Contre les conservatismes
Si ses luminaires sont internationalement reconnus et toujours commercialisés aujourd’hui, la personnalité de Poul Henningsen l’est beaucoup moins en dehors du Danemark. Les formes parfaites de ses luminaires pourraient laisser penser à un designer en permanence sur sa planche à dessin entrain de manipuler équerres et compas. Ce n’est qu’une des facettes du personnage. Également journaliste et écrivain, il fut un acteur majeur de la vie culturelle de Copenhague, tendance radicale !
Il faut dire qu’il avait de qui tenir : sa mère est l’écrivaine Agnès Henningsen, activiste de la liberté sexuelle. Comme sa mère, il s’érigea contre le conservatisme de la bourgeoisie danoise. L’avant-gardisme de ses luminaires avait sans doute aussi pour objectif de bousculer l’agencement traditionnel des intérieurs bourgeois.
Verner Panton, l’héritier
Autre enfant terrible du design danois, Verner Panton épouse la belle-fille de Poul Henningsen en 1950. Si le mariage dure peu de temps, les deux designers resteront très proches malgré les trente ans qui les séparent.

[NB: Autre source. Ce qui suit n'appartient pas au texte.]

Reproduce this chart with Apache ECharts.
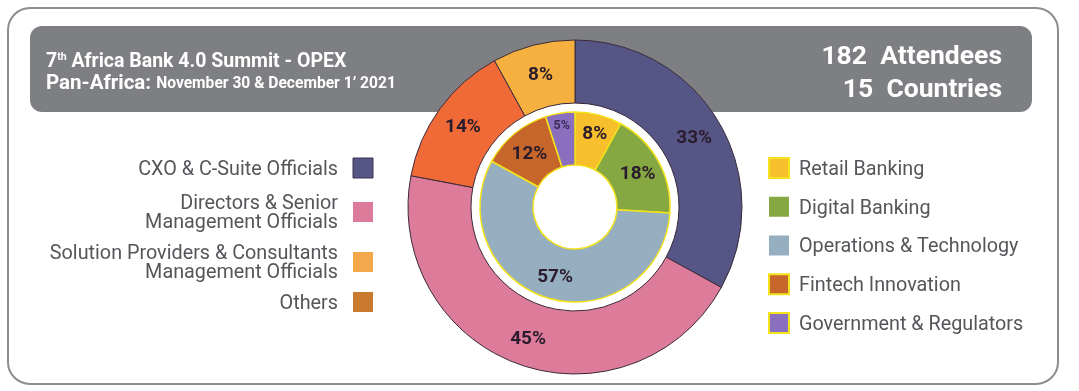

Mais les temps ont changé : les formes s’arrondissent, les couleurs vives apparaissent, de nouveaux matériaux sont utilisés. Et pourtant, comment ne pas reconnaître dans les pots de fleurs de Panton une certaine continuité avec les luminaires d’Henningsen ? Un soupçon d’anticonformisme, la simplicité apparente des formes, le souci de ne pas éblouir… à l’image des lumières de Copenhague.
Approfondir le sujet
Danish lights, 1920 to now
- Livre de 300 illustrations sur quelques unes des plus importants design de lampes modernes made in Danemark.
- Auteur : Malene Lytken, 272 pages.
- Éditeur : Strandberg Publishing, décembre 2019.
Light Years Ahead – The story of the PH lamp
- Livre rétrospectif de la lampe PH du designer Poul Henningsen.
- Editeur : Louis Poulsen, décembre 1994
Pour les amateurs de la série danoise Borgen, ce sont bien les luminaires de Poul Henningsen qui illuminent le bureau de la première ministre.